- _TASK INSTRUCTIONS_
Retype exactly what runs from the first line of the data to the line with "counts = [6, 6, 4, 4, 8, 4, 7, 5, 9, 5, 1]", keeping both of those lines and skipping pictures.

- _MATERIAL PROVIDED_
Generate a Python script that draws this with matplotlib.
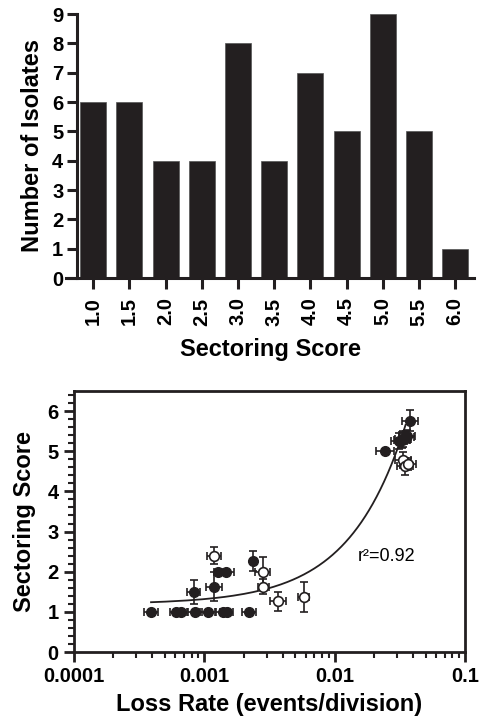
import numpy as np
import matplotlib
matplotlib.use("Agg")
import matplotlib.pyplot as plt
from matplotlib.ticker import MultipleLocator, LogLocator, NullFormatter, FixedLocator

plt.rcParams['font.family'] = ['Liberation Sans', 'DejaVu Sans']

# histogram of sectoring scores
scores = ['1.0', '1.5', '2.0', '2.5', '3.0', '3.5', '4.0', '4.5', '5.0', '5.5', '6.0']
counts = [6, 6, 4, 4, 8, 4, 7, 5, 9, 5, 1]

# loss rate vs sectoring score, filled circles
filled_x = [3.9e-4, 6.1e-4, 6.6e-4, 8.5e-4, 1.06e-3, 1.38e-3, 1.48e-3, 2.2e-3,
            8.3e-4, 1.18e-3, 1.27e-3, 1.47e-3, 2.37e-3,
            0.0243, 0.031, 0.0336, 0.0361, 0.0378]
filled_y = [1, 1, 1, 1, 1, 1, 1, 1,
            1.49, 1.63, 2.0, 2.0, 2.26,
            5.0, 5.25, 5.3, 5.38, 5.76]
filled_yerr = [0, 0, 0, 0, 0, 0, 0, 0,
               0.3, 0.37, 0.05, 0.0, 0.25,
               0.0, 0.2, 0.2, 0.15, 0.26]
filled_xdec = [0.055, 0.05, 0.05, 0.055, 0.055, 0.05, 0.05, 0.055,
               0.05, 0.06, 0.03, 0.06, 0.02,
               0.07, 0.06, 0.06, 0.06, 0.06]

# open circles
open_x = [1.19e-3, 2.8e-3, 2.84e-3, 3.66e-3, 5.77e-3, 0.033, 0.0355, 0.0335, 0.0348, 0.0365]
open_y = [2.4, 2.0, 1.63, 1.26, 1.37, 5.28, 5.35, 4.77, 4.62, 4.68]
open_yerr = [0.22, 0.36, 0.19, 0.24, 0.37, 0.2, 0.15, 0.2, 0.2, 0.15]
open_xdec = [0.055, 0.055, 0.04, 0.06, 0.045, 0.06, 0.06, 0.06, 0.06, 0.06]

# linear fit (score = a + b * rate)
fit_a = 1.19
fit_b = 127.6
fit_range = (3.9e-4, 0.035)
r2_text = 'r\u00b2=0.92'

W, H = 479, 720
fig = plt.figure(figsize=(W / 100, H / 100), dpi=100)

bold = dict(fontweight='bold')
tick_fs = 14.5
label_fs = 17
ink = '#231f20'

# ---- top: bar chart
ax1 = fig.add_axes([66 / W, 1 - 278 / H, (474 - 66) / W, (278 - 14) / H])
pos = np.arange(len(scores))
ax1.bar(pos, counts, width=0.72, color=ink, edgecolor='#555555', linewidth=0.5)
ax1.set_xlim(-0.75, 10.52)
ax1.set_ylim(0, 9)
ax1.spines['top'].set_visible(False)
ax1.spines['right'].set_visible(False)
ax1.spines['left'].set_position(('data', -0.44))
for s in ['left', 'bottom']:
    ax1.spines[s].set_linewidth(2.2)
    ax1.spines[s].set_color(ink)
ax1.set_xticks(pos)
ax1.set_xticklabels(scores, rotation=90, fontsize=tick_fs, **bold)
ax1.set_yticks(range(10))
ax1.set_yticklabels([str(i) for i in range(10)], fontsize=tick_fs, **bold)
ax1.tick_params(length=7, width=2.2, pad=3, color=ink)
ax1.tick_params(axis='x', length=8, pad=6)
ax1.set_ylabel('Number of Isolates', fontsize=label_fs, labelpad=6, **bold)
ax1.set_xlabel('Sectoring Score', fontsize=label_fs, labelpad=9, **bold)

# ---- bottom: scatter with error bars
ax2 = fig.add_axes([74 / W, 1 - 652 / H, (465 - 74) / W, (652 - 391) / H])
ax2.set_xscale('log')
ax2.set_xlim(1e-4, 0.1)
ax2.set_ylim(0, 6.5)


def xerr_from_dec(x, d):
    x = np.array(x)
    d = np.array(d)
    return [x - x / 10 ** d, x * 10 ** d - x]


fx = np.linspace(fit_range[0], fit_range[1], 300)
ax2.plot(fx, fit_a + fit_b * fx, color=ink, lw=1.3, zorder=2)

ax2.errorbar(open_x, open_y, yerr=open_yerr, xerr=xerr_from_dec(open_x, open_xdec),
             fmt='o', ms=7, mfc='white', mec=ink, mew=1.2,
             ecolor=ink, elinewidth=1.2, capsize=3, capthick=1.2, zorder=3)
ax2.errorbar(filled_x, filled_y, yerr=filled_yerr, xerr=xerr_from_dec(filled_x, filled_xdec),
             fmt='o', ms=7, mfc=ink, mec=ink,
             ecolor=ink, elinewidth=1.2, capsize=3, capthick=1.2, zorder=4)

ax2.text(0.01503, 2.375, r2_text, fontsize=13, va='center', ha='left')

for s in ax2.spines.values():
    s.set_linewidth(2.0)
    s.set_color(ink)
ax2.yaxis.set_major_locator(MultipleLocator(1))
ax2.yaxis.set_minor_locator(MultipleLocator(0.2))
ax2.xaxis.set_major_locator(FixedLocator([1e-4, 1e-3, 1e-2, 1e-1]))
ax2.xaxis.set_minor_locator(LogLocator(base=10, subs=np.arange(2, 10)))
ax2.xaxis.set_minor_formatter(NullFormatter())
ax2.set_xticklabels(['0.0001', '0.001', '0.01', '0.1'], fontsize=tick_fs, **bold)
ax2.set_yticks(range(7))
ax2.set_yticklabels([str(i) for i in range(7)], fontsize=tick_fs, **bold)
ax2.tick_params(which='major', length=7, width=2.0, pad=4, color=ink)
ax2.tick_params(which='minor', length=4, width=1.5, color=ink)
ax2.set_ylabel('Sectoring Score', fontsize=label_fs, labelpad=8, **bold)
ax2.set_xlabel('Loss Rate (events/division)', fontsize=label_fs, labelpad=5, **bold)

fig.savefig('out.png', dpi=100)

- _TASK OUTPUT_
Generate a Python script that draws this with matplotlib.
import numpy as np
import matplotlib
matplotlib.use("Agg")
import matplotlib.pyplot as plt
from matplotlib.ticker import MultipleLocator, LogLocator, NullFormatter, FixedLocator

plt.rcParams['font.family'] = ['Liberation Sans', 'DejaVu Sans']

# histogram of sectoring scores
scores = ['1.0', '1.5', '2.0', '2.5', '3.0', '3.5', '4.0', '4.5', '5.0', '5.5', '6.0']
counts = [6, 6, 4, 4, 8, 4, 7, 5, 9, 5, 1]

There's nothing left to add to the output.